*Set task*
Starting at the first line of the listing below, repeat each line exactly until the line containing "return (p1 - p0)", which you include. Leave out pictures.
● ● ●
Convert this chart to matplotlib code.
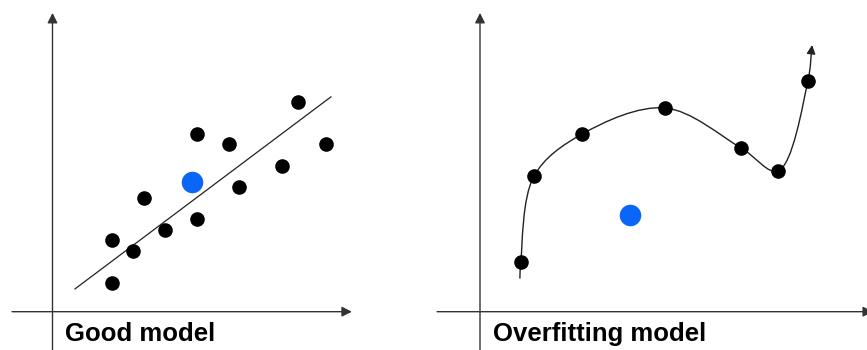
import numpy as np
import matplotlib
matplotlib.use("Agg")
import matplotlib.pyplot as plt
from matplotlib.patches import FancyArrowPatch
from matplotlib.path import Path

# left panel: "good model" scatter + straight fit
good_x = [8.18, 9.12, 4.82, 5.88, 7.65, 6.22, 3.05, 4.82, 3.75, 1.98, 2.68, 1.98]
good_y = [6.99, 5.59, 5.92, 5.59, 4.86, 4.16, 3.79, 3.09, 2.72, 2.39, 2.02, 0.96]
good_new = (4.65, 4.32)
fit_x = [0.75, 9.28]
fit_y = [0.76, 7.16]

# right panel: "overfitting model" points + wiggly curve through them
over_x = [1.36, 1.80, 3.40, 6.17, 8.70, 9.93, 10.93]
over_y = [1.66, 4.52, 5.92, 6.79, 5.46, 4.69, 7.69]
over_new = (5.0, 3.22)
curve_x = [1.33] + over_x + [11.07]
curve_y = [1.12] + over_y + [8.89]

titles = ["Good model", "Overfitting model"]

AX_COLOR = "#333333"
BLUE = "#0a66f7"


def catmull_path(xs, ys, alpha=0.5):
    # centripetal catmull-rom, converted to cubic bezier segments
    pts = np.column_stack([xs, ys]).astype(float)
    pad = np.vstack([2 * pts[0] - pts[1], pts, 2 * pts[-1] - pts[-2]])
    d = np.linalg.norm(np.diff(pad, axis=0), axis=1) ** alpha
    t = np.concatenate([[0], np.cumsum(d)])

    def tangent(i):
        p0, p1, p2 = pad[i - 1], pad[i], pad[i + 1]
        t0, t1, t2 = t[i - 1], t[i], t[i + 1]
        return (p1 - p0) / (t1 - t0) - (p2 - p0) / (t2 - t0) + (p2 - p1) / (t2 - t1)

    verts = [pts[0]]
    codes = [Path.MOVETO]
    for i in range(1, len(pad) - 2):
        dt = t[i + 1] - t[i]
        verts += [pad[i] + tangent(i) * dt / 3,
                  pad[i + 1] - tangent(i + 1) * dt / 3,
                  pad[i + 1]]
        codes += [Path.CURVE4] * 3
    return Path(verts, codes)


def draw_axes(ax, xleft, xright):
    kw = dict(arrowstyle="-|>", mutation_scale=15, lw=1.0, color=AX_COLOR,
              shrinkA=0, shrinkB=0)
    ax.add_patch(FancyArrowPatch((xleft, 0), (xright, 0), **kw))
    ax.add_patch(FancyArrowPatch((0, -1.4), (0, 9.96), **kw))


fig = plt.figure(figsize=(8.67, 3.5), dpi=100)
ax1 = fig.add_axes([0, 0, 0.5, 1])
ax2 = fig.add_axes([0.5, 0, 0.5, 1])

ax1.set_xlim(-1.75, 12.7)
ax2.set_xlim(-1.55, 12.9)
for ax in (ax1, ax2):
    ax.set_ylim(-1.277, 10.39)
    ax.axis("off")

# good model
draw_axes(ax1, -1.35, 9.98)
ax1.plot(fit_x, fit_y, color="#222222", lw=0.9, zorder=2)
ax1.plot(good_x, good_y, "o", color="black", ms=10.5, mec="none", zorder=3)
ax1.plot(*good_new, "o", color=BLUE, ms=15.5, mec="none", zorder=3)
ax1.text(0.42, -0.98, titles[0], fontsize=18.5, fontweight="bold",
         family="Liberation Sans", va="baseline")

# overfitting model
draw_axes(ax2, -1.43, 13.1)
curve = FancyArrowPatch(path=catmull_path(curve_x, curve_y), arrowstyle="-|>",
                        mutation_scale=13, lw=1.0, color="#222222", zorder=2)
ax2.add_patch(curve)
ax2.plot(over_x, over_y, "o", color="black", ms=10.5, mec="none", zorder=3)
ax2.plot(*over_new, "o", color=BLUE, ms=15.5, mec="none", zorder=3)
ax2.text(0.43, -0.98, titles[1], fontsize=18.5, fontweight="bold",
         family="Liberation Sans", va="baseline")

fig.savefig("out.png", dpi=100)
● ● ●
*Result of the exercise*
Convert this chart to matplotlib code.
import numpy as np
import matplotlib
matplotlib.use("Agg")
import matplotlib.pyplot as plt
from matplotlib.patches import FancyArrowPatch
from matplotlib.path import Path

# left panel: "good model" scatter + straight fit
good_x = [8.18, 9.12, 4.82, 5.88, 7.65, 6.22, 3.05, 4.82, 3.75, 1.98, 2.68, 1.98]
good_y = [6.99, 5.59, 5.92, 5.59, 4.86, 4.16, 3.79, 3.09, 2.72, 2.39, 2.02, 0.96]
good_new = (4.65, 4.32)
fit_x = [0.75, 9.28]
fit_y = [0.76, 7.16]

# right panel: "overfitting model" points + wiggly curve through them
over_x = [1.36, 1.80, 3.40, 6.17, 8.70, 9.93, 10.93]
over_y = [1.66, 4.52, 5.92, 6.79, 5.46, 4.69, 7.69]
over_new = (5.0, 3.22)
curve_x = [1.33] + over_x + [11.07]
curve_y = [1.12] + over_y + [8.89]

titles = ["Good model", "Overfitting model"]

AX_COLOR = "#333333"
BLUE = "#0a66f7"


def catmull_path(xs, ys, alpha=0.5):
    # centripetal catmull-rom, converted to cubic bezier segments
    pts = np.column_stack([xs, ys]).astype(float)
    pad = np.vstack([2 * pts[0] - pts[1], pts, 2 * pts[-1] - pts[-2]])
    d = np.linalg.norm(np.diff(pad, axis=0), axis=1) ** alpha
    t = np.concatenate([[0], np.cumsum(d)])

    def tangent(i):
        p0, p1, p2 = pad[i - 1], pad[i], pad[i + 1]
        t0, t1, t2 = t[i - 1], t[i], t[i + 1]
        return (p1 - p0) / (t1 - t0) - (p2 - p0) / (t2 - t0) + (p2 - p1) / (t2 - t1)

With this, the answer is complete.